THE PROBLEM: Only the lines from the start of the data through the line with "Chart.register(...registerables);" belong in the copy. Restate them word for word, minus the pictures.

DATA:
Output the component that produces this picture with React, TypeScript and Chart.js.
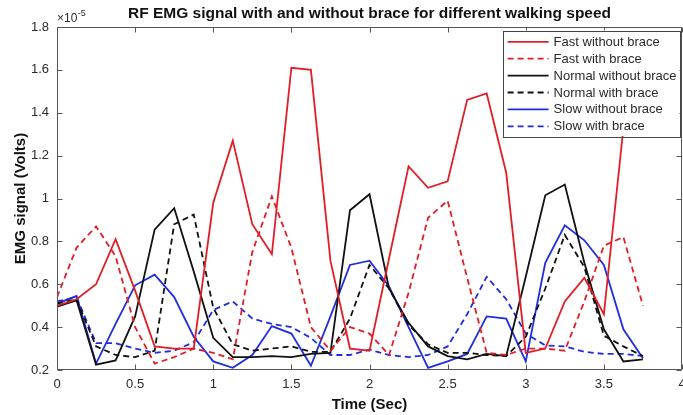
import { useEffect, useRef } from "react";
import { Chart, registerables } from "chart.js";

Chart.register(...registerables);

// ---- data (values in units of 1e-5 Volts) ----
const TIME = [0, 0.125, 0.25, 0.375, 0.5, 0.625, 0.75, 0.875, 1, 1.125, 1.25, 1.375, 1.5, 1.625, 1.75, 1.875, 2, 2.125, 2.25, 2.375, 2.5, 2.625, 2.75, 2.875, 3, 3.125, 3.25, 3.375, 3.5, 3.625, 3.75];

const FAST_WITHOUT = [0.5, 0.53, 0.6, 0.81, 0.57, 0.31, 0.3, 0.3, 0.98, 1.27, 0.88, 0.74, 1.61, 1.6, 0.71, 0.3, 0.29, 0.72, 1.15, 1.05, 1.08, 1.46, 1.49, 1.12, 0.28, 0.3, 0.52, 0.63, 0.46, 1.33, null];
const FAST_WITH = [0.54, 0.77, 0.87, 0.73, 0.4, 0.23, 0.26, 0.3, 0.28, 0.25, 0.75, 1.01, 0.77, 0.4, 0.29, 0.4, 0.37, 0.27, 0.56, 0.91, 0.99, 0.63, 0.28, 0.27, 0.3, 0.3, 0.29, 0.52, 0.78, 0.82, 0.5];
const NORMAL_WITHOUT = [0.495, 0.525, 0.225, 0.245, 0.45, 0.855, 0.955, 0.66, 0.35, 0.26, 0.26, 0.265, 0.26, 0.275, 0.28, 0.945, 1.02, 0.58, 0.42, 0.31, 0.265, 0.25, 0.275, 0.265, 0.635, 1.015, 1.065, 0.7, 0.39, 0.24, 0.25];
const NORMAL_WITH = [0.51, 0.53, 0.31, 0.27, 0.26, 0.29, 0.88, 0.925, 0.49, 0.32, 0.29, 0.3, 0.31, 0.285, 0.285, 0.44, 0.69, 0.58, 0.41, 0.32, 0.28, 0.28, 0.27, 0.265, 0.355, 0.58, 0.83, 0.68, 0.36, 0.31, 0.265];
const SLOW_WITHOUT = [0.51, 0.545, 0.23, 0.415, 0.595, 0.645, 0.54, 0.355, 0.24, 0.21, 0.27, 0.405, 0.37, 0.22, 0.45, 0.69, 0.71, 0.59, 0.4, 0.21, 0.24, 0.275, 0.45, 0.44, 0.24, 0.7, 0.875, 0.805, 0.69, 0.39, 0.255];
const SLOW_WITH = [0.52, 0.54, 0.325, 0.325, 0.3, 0.28, 0.29, 0.33, 0.48, 0.52, 0.44, 0.415, 0.4, 0.35, 0.27, 0.27, 0.295, 0.27, 0.26, 0.27, 0.31, 0.46, 0.635, 0.53, 0.37, 0.315, 0.31, 0.285, 0.275, 0.275, 0.265];

const SERIES_LABELS = ["Fast without brace", "Fast with brace", "Normal without brace", "Normal with brace", "Slow without brace", "Slow with brace"];
const X_TICKS = [0, 0.5, 1, 1.5, 2, 2.5, 3, 3.5, 4];
const Y_TICKS = [0.2, 0.4, 0.6, 0.8, 1, 1.2, 1.4, 1.6, 1.8];
const EXPONENT_LABEL = "-5";
const TITLE = "RF EMG signal with and without brace for different walking speed";
const X_TITLE = "Time (Sec)";
const Y_TITLE = "EMG signal (Volts)";

const RED = "rgb(226,30,36)";
const BLACK = "#111111";
const BLUE = "rgb(30,45,225)";
const AXIS_COLOR = "#555555";
const TEXT_COLOR = "#2a2a2a";
const FONT = "'Liberation Sans', Arial, Helvetica, sans-serif";
const DASH = [6, 4];

const SERIES = [
  { values: FAST_WITHOUT, color: RED, dashed: false },
  { values: FAST_WITH, color: RED, dashed: true },
  { values: NORMAL_WITHOUT, color: BLACK, dashed: false },
  { values: NORMAL_WITH, color: BLACK, dashed: true },
  { values: SLOW_WITHOUT, color: BLUE, dashed: false },
  { values: SLOW_WITH, color: BLUE, dashed: true },
];

const fmt = (v: number) => String(Math.round(v * 100) / 100);

const framePlugin = {
  id: "frame",
  afterDatasetsDraw(chart: any) {
    const { ctx, chartArea, scales } = chart;
    const { left, right, top, bottom } = chartArea;
    const x = scales.x;
    const y = scales.y;
    ctx.save();
    ctx.strokeStyle = AXIS_COLOR;
    ctx.lineWidth = 1;
    ctx.setLineDash([]);
    const L = Math.round(left) + 0.5;
    const R = Math.round(right) - 0.5;
    const T = Math.round(top) + 0.5;
    const B = Math.round(bottom) - 0.5;
    ctx.beginPath();
    ctx.rect(L, T, R - L, B - T);
    const tl = 5;
    X_TICKS.forEach((v) => {
      const px = Math.round(x.getPixelForValue(v)) + 0.5;
      ctx.moveTo(px, B);
      ctx.lineTo(px, B - tl);
      ctx.moveTo(px, T);
      ctx.lineTo(px, T + tl);
    });
    Y_TICKS.forEach((v) => {
      const py = Math.round(y.getPixelForValue(v)) + 0.5;
      ctx.moveTo(L, py);
      ctx.lineTo(L + tl, py);
      ctx.moveTo(R, py);
      ctx.lineTo(R - tl, py);
    });
    ctx.stroke();
    ctx.restore();
  },
};

const textPlugin = {
  id: "texts",
  afterDraw(chart: any) {
    const { ctx, chartArea } = chart;
    const { left, right, top } = chartArea;
    ctx.save();
    // title
    ctx.fillStyle = "#111";
    ctx.font = `bold 15.5px ${FONT}`;
    ctx.textAlign = "center";
    ctx.textBaseline = "middle";
    ctx.fillText(TITLE, (left + right) / 2, 14);
    // exponent
    ctx.fillStyle = TEXT_COLOR;
    ctx.textAlign = "left";
    ctx.textBaseline = "alphabetic";
    ctx.font = `12px ${FONT}`;
    const base = "\u00d710";
    ctx.fillText(base, left, top - 5);
    const w = ctx.measureText(base).width;
    ctx.font = `9px ${FONT}`;
    ctx.fillText(EXPONENT_LABEL, left + w + 0.5, top - 11);

    // legend
    const boxR = right - 2.5;
    const boxL = boxR - 176.5;
    const boxT = top + 3.5;
    const rowH = 16.9;
    const boxH = 105.5;
    ctx.fillStyle = "#ffffff";
    ctx.fillRect(boxL, boxT, boxR - boxL, boxH);
    ctx.strokeStyle = "#444";
    ctx.lineWidth = 1;
    ctx.strokeRect(Math.round(boxL) + 0.5, Math.round(boxT) + 0.5, Math.round(boxR - boxL), Math.round(boxH));
    ctx.font = `13px ${FONT}`;
    ctx.textBaseline = "middle";
    SERIES.forEach((s, i) => {
      const cy = boxT + 11.3 + i * rowH;
      ctx.strokeStyle = s.color;
      ctx.lineWidth = 1.8;
      ctx.setLineDash(s.dashed ? DASH : []);
      ctx.beginPath();
      ctx.moveTo(boxL + 4.6, cy);
      ctx.lineTo(boxL + 45.6, cy);
      ctx.stroke();
      ctx.setLineDash([]);
      ctx.fillStyle = TEXT_COLOR;
      ctx.fillText(SERIES_LABELS[i], boxL + 50.6, cy + 0.5);
    });
    ctx.restore();
  },
};

export default function App() {
  const ref = useRef<HTMLCanvasElement | null>(null);
  useEffect(() => {
    if (!ref.current) return;
    Chart.defaults.font.family = FONT;
    const chart = new Chart(ref.current, {
      type: "line",
      data: {
        datasets: SERIES.map((s, i) => ({
          label: SERIES_LABELS[i],
          data: TIME.map((t, j) => ({ x: t, y: s.values[j] })),
          borderColor: s.color,
          backgroundColor: s.color,
          borderWidth: 1.8,
          borderDash: s.dashed ? DASH : [],
          pointRadius: 0,
          fill: false,
          tension: 0,
          spanGaps: false,
        })),
      },
      options: {
        responsive: false,
        animation: false,
        devicePixelRatio: 1,
        layout: { autoPadding: false, padding: { top: 27, right: 1, left: 0, bottom: 0 } },
        plugins: {
          legend: { display: false },
          title: { display: false },
          tooltip: { enabled: false },
        },
        scales: {
          x: {
            type: "linear",
            min: 0,
            max: 4,
            afterFit: (scale: any) => {
              scale.height = 45;
              scale.paddingLeft = 0;
              scale.paddingRight = 0;
            },
            afterBuildTicks: (scale: any) => {
              scale.ticks = X_TICKS.map((v) => ({ value: v }));
            },
            grid: { display: false, drawTicks: false },
            border: { display: false },
            ticks: {
              padding: 7,
              color: TEXT_COLOR,
              font: { size: 13 },
              maxRotation: 0,
              autoSkip: false,
              callback: (v: any) => fmt(Number(v)),
            },
            title: {
              display: true,
              text: X_TITLE,
              color: "#111",
              font: { size: 15, weight: "bold" },
              padding: { top: 0, bottom: 1 },
            },
          },
          y: {
            type: "linear",
            min: 0.2,
            max: 1.8,
            afterFit: (scale: any) => {
              scale.width = 57;
              scale.paddingTop = 0;
              scale.paddingBottom = 0;
            },
            afterBuildTicks: (scale: any) => {
              scale.ticks = Y_TICKS.map((v) => ({ value: v }));
            },
            grid: { display: false, drawTicks: false },
            border: { display: false },
            ticks: {
              padding: 8,
              color: TEXT_COLOR,
              font: { size: 13 },
              autoSkip: false,
              callback: (v: any) => fmt(Number(v)),
            },
            title: {
              display: true,
              text: Y_TITLE,
              color: "#111",
              font: { size: 15, weight: "bold" },
              padding: { top: 12, bottom: 0 },
            },
          },
        },
      },
      plugins: [framePlugin, textPlugin],
    } as any);
    return () => chart.destroy();
  }, []);
  return (
    <div style={{ position: "fixed", left: 0, top: 0, width: 683, height: 415, background: "#fff" }}>
      <canvas ref={ref} width={683} height={415} style={{ display: "block", width: 683, height: 415 }} />
    </div>
  );
}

FULL SOLUTION:
Output the component that produces this picture with React, TypeScript and Chart.js.
import { useEffect, useRef } from "react";
import { Chart, registerables } from "chart.js";

Chart.register(...registerables);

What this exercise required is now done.